The Saratoga Automobile Museum will be holding a “Road Racing 101” seminar on June 23 at 1 p.m. Greg Rickes, Lime Rock Park’s veteran announcer, will help newcomers to the sport understand the various classes, formulas and sanctioning bodies that make up the road racing world, discuss the hot topics of the moment for veteran enthusiasts and field questions on all aspects of the sports car world from the audience.
The program will also include Jeff Grossbard of Lime Rock Park’s public relations staff. He’ll be available to answer questions on the famed Connecticut road course and its 2013 schedule, as well as present a $50 ticket, good for use at LRP’s highly regarded Historic Festival on Aug. 31 or Sept. 2, to all attendees.
The seminar, which does not require pre-registration, will take place in the museum’s Orientation Theatre. More information on the Saratoga Automobile Museum is available online at www.saratogaautomuseum.org.
Around the tracks
Pro stocks will make a return to Glen Ridge Motorsports Park tonight. With fabricator and pro stock driver Nick Stone pulling some strings, there should be a decent field of cars. The pro stocks ran at the Ridge on a regular basis during 2010, and usually had 10 to 12 cars each night. Rocky Warner won the division championship that year.

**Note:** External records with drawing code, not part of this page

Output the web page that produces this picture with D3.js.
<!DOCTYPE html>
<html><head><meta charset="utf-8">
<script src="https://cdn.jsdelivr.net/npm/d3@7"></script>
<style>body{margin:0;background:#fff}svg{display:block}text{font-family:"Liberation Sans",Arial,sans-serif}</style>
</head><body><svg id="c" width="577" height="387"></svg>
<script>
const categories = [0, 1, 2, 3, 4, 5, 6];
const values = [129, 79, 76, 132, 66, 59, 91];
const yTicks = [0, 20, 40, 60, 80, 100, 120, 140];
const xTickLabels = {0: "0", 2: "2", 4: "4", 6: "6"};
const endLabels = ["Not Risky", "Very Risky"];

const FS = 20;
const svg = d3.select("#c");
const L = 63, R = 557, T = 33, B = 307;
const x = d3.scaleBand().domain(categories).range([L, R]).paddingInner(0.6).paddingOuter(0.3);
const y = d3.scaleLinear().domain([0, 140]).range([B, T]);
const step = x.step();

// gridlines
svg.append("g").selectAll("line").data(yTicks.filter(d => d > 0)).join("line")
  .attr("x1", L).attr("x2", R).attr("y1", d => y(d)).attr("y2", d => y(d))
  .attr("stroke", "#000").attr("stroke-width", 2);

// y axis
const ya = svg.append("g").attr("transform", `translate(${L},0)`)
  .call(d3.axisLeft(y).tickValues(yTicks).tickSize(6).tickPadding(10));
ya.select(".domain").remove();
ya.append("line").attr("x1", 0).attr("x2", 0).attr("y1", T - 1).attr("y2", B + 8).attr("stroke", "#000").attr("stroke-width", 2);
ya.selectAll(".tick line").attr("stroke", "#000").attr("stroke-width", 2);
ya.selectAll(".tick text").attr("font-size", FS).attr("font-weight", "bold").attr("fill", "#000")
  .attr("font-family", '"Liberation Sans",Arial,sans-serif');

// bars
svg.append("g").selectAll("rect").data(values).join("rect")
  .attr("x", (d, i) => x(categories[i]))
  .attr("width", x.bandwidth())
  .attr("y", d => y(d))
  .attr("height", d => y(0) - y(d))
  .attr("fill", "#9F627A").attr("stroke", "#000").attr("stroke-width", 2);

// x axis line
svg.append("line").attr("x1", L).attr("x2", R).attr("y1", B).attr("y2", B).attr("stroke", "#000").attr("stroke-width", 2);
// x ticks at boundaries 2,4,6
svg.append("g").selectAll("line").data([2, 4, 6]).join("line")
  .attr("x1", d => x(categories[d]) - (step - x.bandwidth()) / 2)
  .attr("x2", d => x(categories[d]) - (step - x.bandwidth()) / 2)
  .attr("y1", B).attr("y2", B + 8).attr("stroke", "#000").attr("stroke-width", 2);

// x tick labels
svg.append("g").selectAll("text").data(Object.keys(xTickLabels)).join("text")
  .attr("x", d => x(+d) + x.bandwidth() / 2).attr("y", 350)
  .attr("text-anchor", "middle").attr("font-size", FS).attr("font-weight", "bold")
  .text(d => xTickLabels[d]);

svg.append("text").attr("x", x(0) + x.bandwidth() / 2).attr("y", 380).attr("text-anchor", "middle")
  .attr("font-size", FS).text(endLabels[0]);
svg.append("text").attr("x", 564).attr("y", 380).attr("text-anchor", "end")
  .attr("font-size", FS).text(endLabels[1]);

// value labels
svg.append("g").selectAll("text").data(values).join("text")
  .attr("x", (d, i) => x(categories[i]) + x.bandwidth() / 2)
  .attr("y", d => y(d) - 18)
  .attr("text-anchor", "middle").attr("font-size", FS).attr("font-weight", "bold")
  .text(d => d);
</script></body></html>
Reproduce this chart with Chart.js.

Because of last week’s rain, the Mike Ronca Memorial will be held tonight at Albany-Saratoga Speedway. A $100 bonus will be given to the leader of lap seven in all divisions, while the sportsman will race for $700 to win.
Andy Bachetti drove to his third straight modified win at Lebanon Valley Saturday and took home $3,000 in the first annual J.C. Flach Memorial. First, Brett Hearn won four in a row. Now, Bachetti has won three straight. If I’m promoter Howie Commander, I’d pay Friesen some good money to skip Fonda, put him with Hearn and
Bachetti somewhere around 15th, 16th and 17th in the starting lineup, and sit back and enjoy the show.
Pete Broderson got his third pro stock win of the year Saturday night at Fonda, but he probably won’t be back in victory lane again this year. “We were hoping to go out with a bang,” he said after the race. “I have to have shoulder surgery this week and may not be back for the rest of the year.”
As Cher would say, Drew Fallis nearly turned back time Saturday when he finished second in the 602 sportsman feature Saturday at Fonda. The veteran driver had the lead on lap 16 of the 20-lapper, but a restart allowed Chris Shaffer to get by and become the seventh different winner in as many weeks in that division.
Fallis has five career wins at Fonda, but hasn’t been to victory lane since May 11, 2002. Fallis’ T31 has been a fixture at Fonda since the mid-1990s. The number comes from Gibby Fountain’s 31 (Fallis bought his first car from Fountain) and the T is to honor his late father, Ted.